Le handicap ne doit pas être une barrière
La jeune bachelière croit que son handicap ne doit en aucun cas constituer un frein à ses objectifs. Ayant le goût du risque, elle met le curseur désormais sur le journalisme et s’oriente vers l’ISNAC (Centre de Formation en Communication et en Administration). Elle y a étudié le journalisme, et est graduée en 2017. En dépit de multiples difficultés rencontrées là -bas, la jeune dame n’a pas lâché du lest. Elle tenait mordicus.  » J’ai beaucoup souffert. J’ai vécu des choses horribles, toutes les conditions étaient réunies pour que j’abandonne, j’y ai pensé mille et une fois », confie la trentenaire. « D’ailleurs mes proches m’ont découragé quand ils savaient que j’ai voulu étudier le journalisme, révèle-t-elle avec embarras.

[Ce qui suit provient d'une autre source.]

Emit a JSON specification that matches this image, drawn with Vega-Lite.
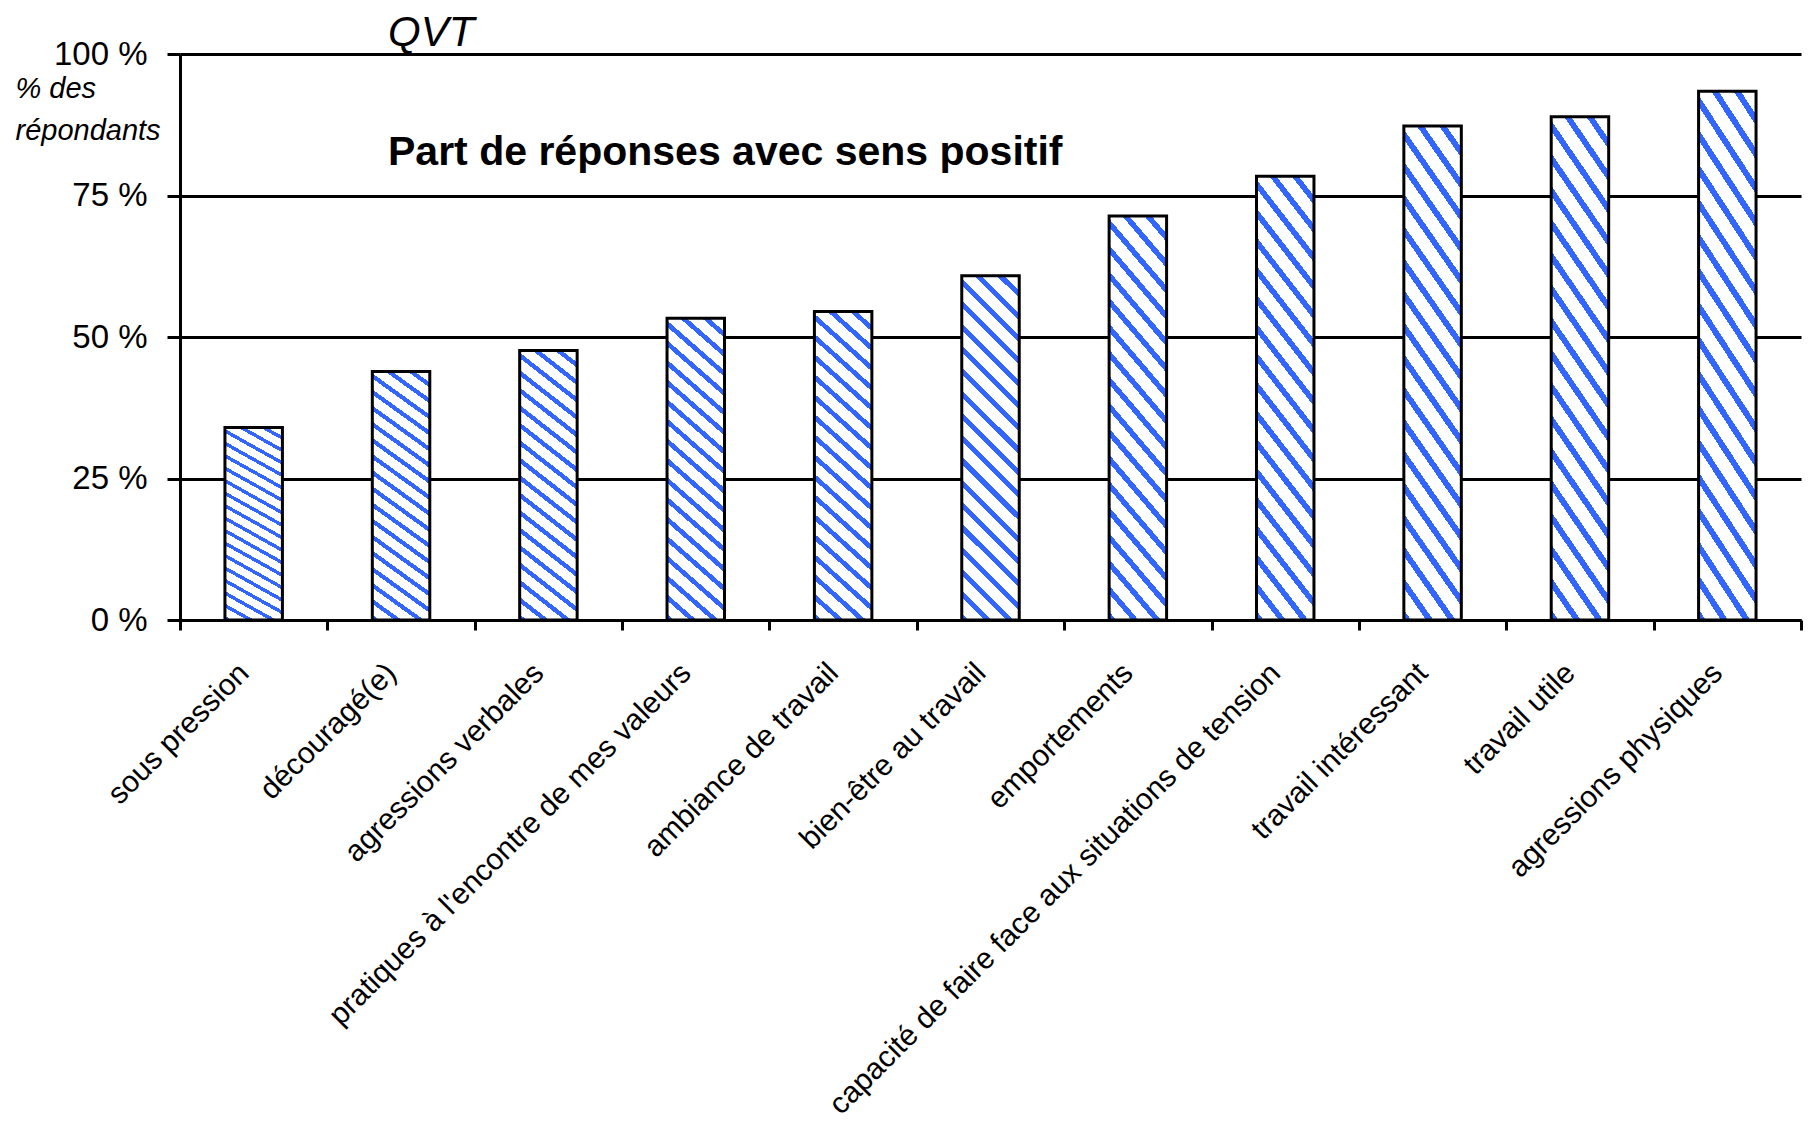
{
  "$schema": "https://vega.github.io/schema/vega-lite/v6.json",
  "width": 1621,
  "height": 566,
  "autosize": {"type": "none"},
  "padding": {"left": 180, "top": 54, "right": 7, "bottom": 507},
  "background": "white",
  "title": {
    "text": "QVT",
    "subtitle": "Part de réponses avec sens positif",
    "anchor": "start",
    "frame": "group",
    "dx": 208,
    "offset": -136,
    "font": "Liberation Sans",
    "fontSize": 42,
    "fontStyle": "italic",
    "fontWeight": "normal",
    "color": "black",
    "subtitleFont": "Liberation Sans",
    "subtitleFontSize": 41,
    "subtitleFontWeight": "bold",
    "subtitleFontStyle": "normal",
    "subtitleColor": "black",
    "subtitlePadding": 78
  },
  "config": {
    "view": {"stroke": null},
    "axis": {
      "labelFont": "Liberation Sans",
      "titleFont": "Liberation Sans",
      "labelColor": "black",
      "titleColor": "black",
      "domainColor": "black",
      "tickColor": "black",
      "gridColor": "black"
    }
  },
  "data": {
    "values": [
      {"item": "sous pression", "value": 34},
      {"item": "découragé(e)", "value": 43.9},
      {"item": "agressions verbales", "value": 47.6},
      {"item": "pratiques à l'encontre de mes valeurs", "value": 53.3},
      {"item": "ambiance de travail", "value": 54.5},
      {"item": "bien-être au travail", "value": 60.8},
      {"item": "emportements", "value": 71.4},
      {"item": "capacité de faire face aux situations de tension", "value": 78.4},
      {"item": "travail intéressant", "value": 87.3},
      {"item": "travail utile", "value": 88.9},
      {"item": "agressions physiques", "value": 93.4}
    ]
  },
  "mark": {
    "type": "bar",
    "width": {"band": 0.39},
    "stroke": "black",
    "strokeWidth": 3,
    "fill": {
      "gradient": "linear",
      "x1": 0, "y1": 1, "x2": 0.1892, "y2": -0.1351,
      "stops": [
        {"offset": 0, "color": "#3366ff"}, {"offset": 0.0178, "color": "#3366ff"}, {"offset": 0.0178, "color": "#ffffff"}, {"offset": 0.0556, "color": "#ffffff"},
        {"offset": 0.0556, "color": "#3366ff"}, {"offset": 0.0733, "color": "#3366ff"}, {"offset": 0.0733, "color": "#ffffff"}, {"offset": 0.1111, "color": "#ffffff"},
        {"offset": 0.1111, "color": "#3366ff"}, {"offset": 0.1289, "color": "#3366ff"}, {"offset": 0.1289, "color": "#ffffff"}, {"offset": 0.1667, "color": "#ffffff"},
        {"offset": 0.1667, "color": "#3366ff"}, {"offset": 0.1844, "color": "#3366ff"}, {"offset": 0.1844, "color": "#ffffff"}, {"offset": 0.2222, "color": "#ffffff"},
        {"offset": 0.2222, "color": "#3366ff"}, {"offset": 0.24, "color": "#3366ff"}, {"offset": 0.24, "color": "#ffffff"}, {"offset": 0.2778, "color": "#ffffff"},
        {"offset": 0.2778, "color": "#3366ff"}, {"offset": 0.2956, "color": "#3366ff"}, {"offset": 0.2956, "color": "#ffffff"}, {"offset": 0.3333, "color": "#ffffff"},
        {"offset": 0.3333, "color": "#3366ff"}, {"offset": 0.3511, "color": "#3366ff"}, {"offset": 0.3511, "color": "#ffffff"}, {"offset": 0.3889, "color": "#ffffff"},
        {"offset": 0.3889, "color": "#3366ff"}, {"offset": 0.4067, "color": "#3366ff"}, {"offset": 0.4067, "color": "#ffffff"}, {"offset": 0.4444, "color": "#ffffff"},
        {"offset": 0.4444, "color": "#3366ff"}, {"offset": 0.4622, "color": "#3366ff"}, {"offset": 0.4622, "color": "#ffffff"}, {"offset": 0.5, "color": "#ffffff"},
        {"offset": 0.5, "color": "#3366ff"}, {"offset": 0.5178, "color": "#3366ff"}, {"offset": 0.5178, "color": "#ffffff"}, {"offset": 0.5556, "color": "#ffffff"},
        {"offset": 0.5556, "color": "#3366ff"}, {"offset": 0.5733, "color": "#3366ff"}, {"offset": 0.5733, "color": "#ffffff"}, {"offset": 0.6111, "color": "#ffffff"},
        {"offset": 0.6111, "color": "#3366ff"}, {"offset": 0.6289, "color": "#3366ff"}, {"offset": 0.6289, "color": "#ffffff"}, {"offset": 0.6667, "color": "#ffffff"},
        {"offset": 0.6667, "color": "#3366ff"}, {"offset": 0.6844, "color": "#3366ff"}, {"offset": 0.6844, "color": "#ffffff"}, {"offset": 0.7222, "color": "#ffffff"},
        {"offset": 0.7222, "color": "#3366ff"}, {"offset": 0.74, "color": "#3366ff"}, {"offset": 0.74, "color": "#ffffff"}, {"offset": 0.7778, "color": "#ffffff"},
        {"offset": 0.7778, "color": "#3366ff"}, {"offset": 0.7956, "color": "#3366ff"}, {"offset": 0.7956, "color": "#ffffff"}, {"offset": 0.8333, "color": "#ffffff"},
        {"offset": 0.8333, "color": "#3366ff"}, {"offset": 0.8511, "color": "#3366ff"}, {"offset": 0.8511, "color": "#ffffff"}, {"offset": 0.8889, "color": "#ffffff"},
        {"offset": 0.8889, "color": "#3366ff"}, {"offset": 0.9067, "color": "#3366ff"}, {"offset": 0.9067, "color": "#ffffff"}, {"offset": 0.9444, "color": "#ffffff"},
        {"offset": 0.9444, "color": "#3366ff"}, {"offset": 0.9622, "color": "#3366ff"}, {"offset": 0.9622, "color": "#ffffff"}, {"offset": 1, "color": "#ffffff"}
      ]
    }
  },
  "encoding": {
    "x": {
      "field": "item",
      "type": "nominal",
      "sort": null,
      "scale": {"paddingInner": 0, "paddingOuter": 0},
      "axis": {
        "title": null,
        "tickBand": "extent",
        "labelAngle": -45,
        "labelAlign": "right",
        "labelBaseline": "middle",
        "labelFontSize": 30,
        "labelLimit": 2000,
        "labelPadding": 38,
        "labelOffset": -10,
        "domainWidth": 3,
        "tickWidth": 3,
        "tickSize": 10,
        "grid": false
      }
    },
    "y": {
      "field": "value",
      "type": "quantitative",
      "scale": {"domain": [0, 100], "nice": false},
      "axis": {
        "values": [0, 25, 50, 75, 100],
        "labelExpr": "datum.value + ' %'",
        "labelFontSize": 33,
        "labelPadding": 20,
        "tickSize": 13,
        "tickWidth": 3,
        "domainWidth": 3,
        "grid": true,
        "gridWidth": 3,
        "title": ["% des", "répondants"],
        "titleAngle": 0,
        "titleAlign": "left",
        "titleBaseline": "alphabetic",
        "titleX": -165,
        "titleY": 43,
        "titleFontSize": 29,
        "titleFontStyle": "italic",
        "titleFontWeight": "normal",
        "titleLineHeight": 42
      }
    }
  }
}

Remise Alexis a finalement remporté la timbale. Elle a été honorée par le parrain de sa promotion et l’administration de l’école le jour de sa graduation. Un moment étincelant dans sa vie. Elle se souvient comme si c’était hier: « j’ai été toute émue quand on m’avait invité à gravir le stage. Je ne savais pas pourquoi et c’est alors que le parrain m’avait félicité pour mon courage et ma détermination », se rappelle-t-elle, la voix toute enjouée. À la faveur du centre de l’ISNAC, Remise avait bénéficié d’un stage à la TNH, où elle a fait une expérience fructueuse, selon elle.

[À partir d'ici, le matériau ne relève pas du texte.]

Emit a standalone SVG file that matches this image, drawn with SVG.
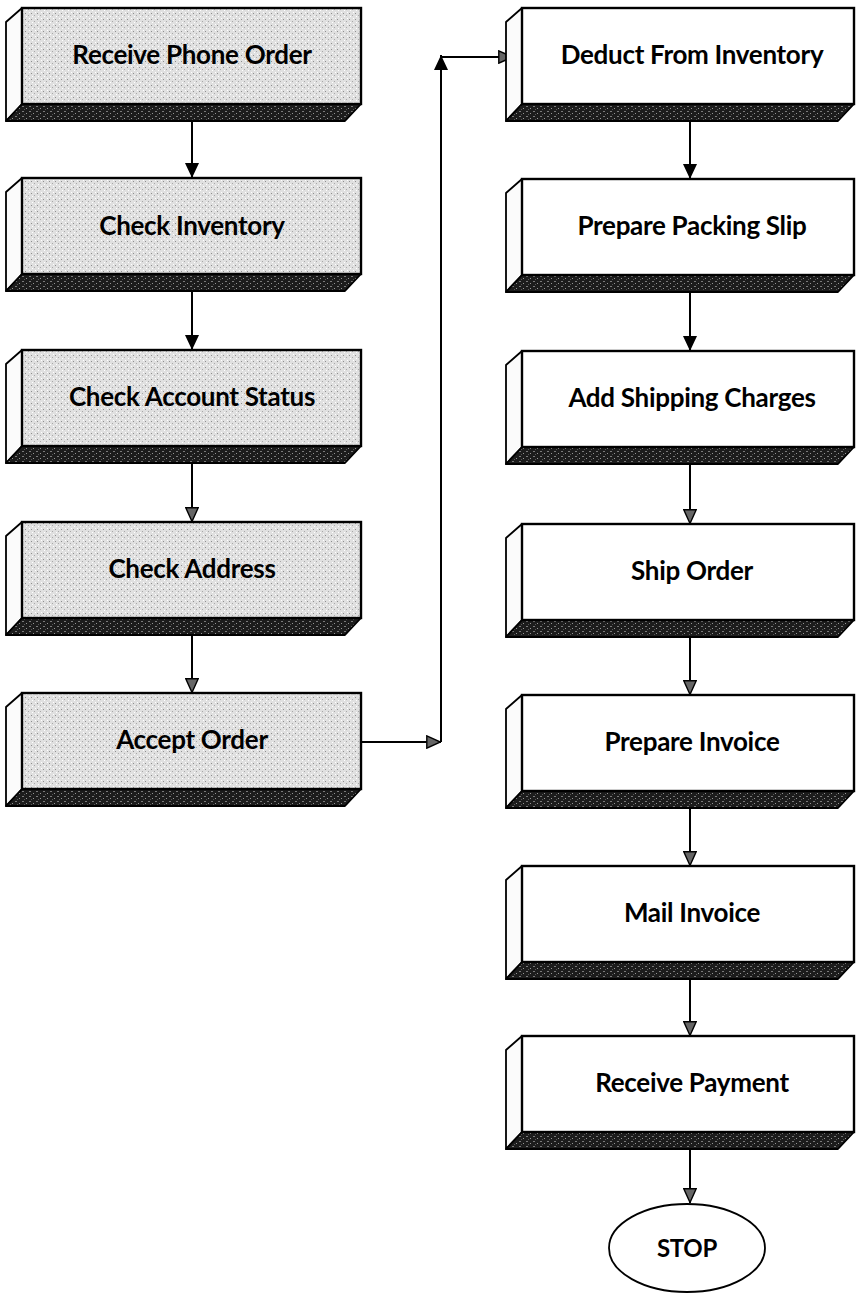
<svg xmlns="http://www.w3.org/2000/svg" width="859" height="1295" viewBox="0 0 859 1295">
<style>
.bg{fill:#ffffff}
.frontL{fill:url(#lightStipple);stroke:#000;stroke-width:2.4}
.frontR{fill:#ffffff;stroke:#000;stroke-width:2.4}
.side{fill:#fbfbfb;stroke:#000;stroke-width:1.8;stroke-linejoin:round}
.slab{fill:url(#darkStipple);stroke:#000;stroke-width:1.8;stroke-linejoin:round}
.lbl{font-family:Lato,"Open Sans","Liberation Sans",sans-serif;font-weight:700;font-size:26px;fill:#000;text-anchor:middle;letter-spacing:-0.3px}
.conn{fill:none;stroke:#000;stroke-width:2}
.stop{fill:#fff;stroke:#000;stroke-width:1.8}
</style>
<defs>
<pattern id="lightStipple" width="6" height="6" patternUnits="userSpaceOnUse">
<rect width="6" height="6" fill="#e0e0e0"/>
<rect x="1" y="1" width="1" height="1" fill="#8f8f8f"/>
<rect x="4" y="3" width="1" height="1" fill="#a8a8a8"/>
<rect x="2" y="4" width="1" height="1" fill="#ffffff"/>
<rect x="5" y="0" width="1" height="1" fill="#ffffff"/>
</pattern>
<pattern id="darkStipple" width="7" height="5" patternUnits="userSpaceOnUse">
<rect width="7" height="5" fill="#1c1c1c"/>
<rect x="1" y="1" width="2" height="1" fill="#7a7a7a"/>
<rect x="5" y="3" width="1" height="1" fill="#959595"/>
<rect x="3" y="4" width="1" height="1" fill="#555"/>
</pattern>
<marker id="ah" viewBox="0 0 15 14" refX="15" refY="7" markerWidth="15" markerHeight="14" markerUnits="userSpaceOnUse" orient="auto">
<path d="M0,0 L15,7 L0,14 z" fill="#000"/>
</marker>
<marker id="ahg" viewBox="0 0 15 14" refX="15" refY="7" markerWidth="15" markerHeight="14" markerUnits="userSpaceOnUse" orient="auto">
<path d="M0.8,0.8 L14.5,7 L0.8,13.2 z" fill="#666" stroke="#000" stroke-width="1.4"/>
</marker>
</defs>
<rect class="bg" width="859" height="1295"/>

<g id="connectors">
<line class="conn" x1="192" y1="121" x2="192" y2="178" marker-end="url(#ah)"/>
<line class="conn" x1="192" y1="291" x2="192" y2="350" marker-end="url(#ah)"/>
<line class="conn" x1="192" y1="463" x2="192" y2="522" marker-end="url(#ahg)"/>
<line class="conn" x1="192" y1="635" x2="192" y2="693" marker-end="url(#ahg)"/>
<line class="conn" x1="361" y1="742" x2="441" y2="742" marker-end="url(#ahg)"/>
<line class="conn" x1="441" y1="742" x2="441" y2="55" marker-end="url(#ah)"/>
<line class="conn" x1="441" y1="57" x2="513" y2="57" marker-end="url(#ahg)"/>
<line class="conn" x1="690" y1="121" x2="690" y2="179" marker-end="url(#ah)"/>
<line class="conn" x1="690" y1="292" x2="690" y2="351" marker-end="url(#ah)"/>
<line class="conn" x1="690" y1="464" x2="690" y2="524" marker-end="url(#ahg)"/>
<line class="conn" x1="690" y1="637" x2="690" y2="695" marker-end="url(#ahg)"/>
<line class="conn" x1="690" y1="808" x2="690" y2="866" marker-end="url(#ahg)"/>
<line class="conn" x1="690" y1="979" x2="690" y2="1036" marker-end="url(#ahg)"/>
<line class="conn" x1="690" y1="1149" x2="690" y2="1203" marker-end="url(#ahg)"/>
</g>

<g id="n1">
<polygon class="side" points="22,8 6,22 6,121 22,104"/>
<polygon class="slab" points="22,104 361,104 345,121 6,121"/>
<rect class="frontL" x="22" y="8" width="339" height="96"/>
<text class="lbl" x="192" y="64">Receive Phone Order</text>
</g>
<g id="n2">
<polygon class="side" points="22,178 6,192 6,291 22,274"/>
<polygon class="slab" points="22,274 361,274 345,291 6,291"/>
<rect class="frontL" x="22" y="178" width="339" height="96"/>
<text class="lbl" x="192" y="235">Check Inventory</text>
</g>
<g id="n3">
<polygon class="side" points="22,350 6,364 6,463 22,446"/>
<polygon class="slab" points="22,446 361,446 345,463 6,463"/>
<rect class="frontL" x="22" y="350" width="339" height="96"/>
<text class="lbl" x="192" y="406">Check Account Status</text>
</g>
<g id="n4">
<polygon class="side" points="22,522 6,536 6,635 22,618"/>
<polygon class="slab" points="22,618 361,618 345,635 6,635"/>
<rect class="frontL" x="22" y="522" width="339" height="96"/>
<text class="lbl" x="192" y="578">Check Address</text>
</g>
<g id="n5">
<polygon class="side" points="22,693 6,707 6,806 22,789"/>
<polygon class="slab" points="22,789 361,789 345,806 6,806"/>
<rect class="frontL" x="22" y="693" width="339" height="96"/>
<text class="lbl" x="192" y="749">Accept Order</text>
</g>

<g id="n6">
<polygon class="side" points="522,8 506,22 506,121 522,104"/>
<polygon class="slab" points="522,104 854,104 838,121 506,121"/>
<rect class="frontR" x="522" y="8" width="332" height="96"/>
<text class="lbl" x="692" y="64">Deduct From Inventory</text>
</g>
<g id="n7">
<polygon class="side" points="522,179 506,193 506,292 522,275"/>
<polygon class="slab" points="522,275 854,275 838,292 506,292"/>
<rect class="frontR" x="522" y="179" width="332" height="96"/>
<text class="lbl" x="692" y="235">Prepare Packing Slip</text>
</g>
<g id="n8">
<polygon class="side" points="522,351 506,365 506,464 522,447"/>
<polygon class="slab" points="522,447 854,447 838,464 506,464"/>
<rect class="frontR" x="522" y="351" width="332" height="96"/>
<text class="lbl" x="692" y="407">Add Shipping Charges</text>
</g>
<g id="n9">
<polygon class="side" points="522,524 506,538 506,637 522,620"/>
<polygon class="slab" points="522,620 854,620 838,637 506,637"/>
<rect class="frontR" x="522" y="524" width="332" height="96"/>
<text class="lbl" x="692" y="580">Ship Order</text>
</g>
<g id="n10">
<polygon class="side" points="522,695 506,709 506,808 522,791"/>
<polygon class="slab" points="522,791 854,791 838,808 506,808"/>
<rect class="frontR" x="522" y="695" width="332" height="96"/>
<text class="lbl" x="692" y="751">Prepare Invoice</text>
</g>
<g id="n11">
<polygon class="side" points="522,866 506,880 506,979 522,962"/>
<polygon class="slab" points="522,962 854,962 838,979 506,979"/>
<rect class="frontR" x="522" y="866" width="332" height="96"/>
<text class="lbl" x="692" y="922">Mail Invoice</text>
</g>
<g id="n12">
<polygon class="side" points="522,1036 506,1050 506,1149 522,1132"/>
<polygon class="slab" points="522,1132 854,1132 838,1149 506,1149"/>
<rect class="frontR" x="522" y="1036" width="332" height="96"/>
<text class="lbl" x="692" y="1092">Receive Payment</text>
</g>
<g id="n13">
<ellipse class="stop" cx="687" cy="1248" rx="78" ry="44"/>
<text class="lbl" x="687" y="1257" style="font-size:24px">STOP</text>
</g>
</svg>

Toujours habitée par le désir de réaliser des prouesses, ce que les gens croyaient impossible pour elle, Remise s’est orientée vers l’université Quisqueya. Filière : sciences de l’éducation. Car, croit-t-elle, l’éducation est la seule porte de sortie, la seule planche de salut pour les personnes à besoins spéciaux notamment. Mais elle y a passé seulement quelques mois, faute d’accompagnement. Comme d’habitude, les autorités de l’État ne tiennent pas souvent leurs promesses. Le ministre de l’éducation de l’époque, Pierre Josué Agénor Cadet, avait promis lors d’une cérémonie officielle que l’État s’en chargerait des frais académiques d’un groupe de bacheliers à besoins spéciaux, duquel Remise faisait partie. « C’est à la troisième session lorsque l’administration de l’université m’a interdit l’accès en salle de cours que j’ai su que le ministère n’avait pas versé un sous à l’économat », explique-t-elle, avec regret.
« Depuis lors toutes mes démarches auprès des autorités se sont révélées vaines », se désole la journaliste.
Aujourd’hui la battante qu’est Remise continue de lutter. Elle refuse de baisser les bras quoiqu’il advienne. Elle est dotée d’une estime de soi sans commune mesure. D’ailleurs, elle étudie actuellement l’anglais dans le but de parfaire son savoir et de s’ouvrir à d’autres horizons.
En Haïti, les personnes comme Remise Alexis qui souffre d’une déficience physique ou mentale sont estimées à 1 million, soit 10% de la population. Afin de les protéger et de garantir leurs droits, des lois ont été promulguées, des conventions ont été signées et ratifiées. C’est le cas de la loi du 21 mai 2012 qui, en son article 44 garantit l’intégration des personnes déficientes sur le marché du travail. Pourtant Haïti est classé par L’ONU comme un pays où les droits des personnes handicapées ne sont pas respectés, selon un rapport de l’institution, paru en février 2018.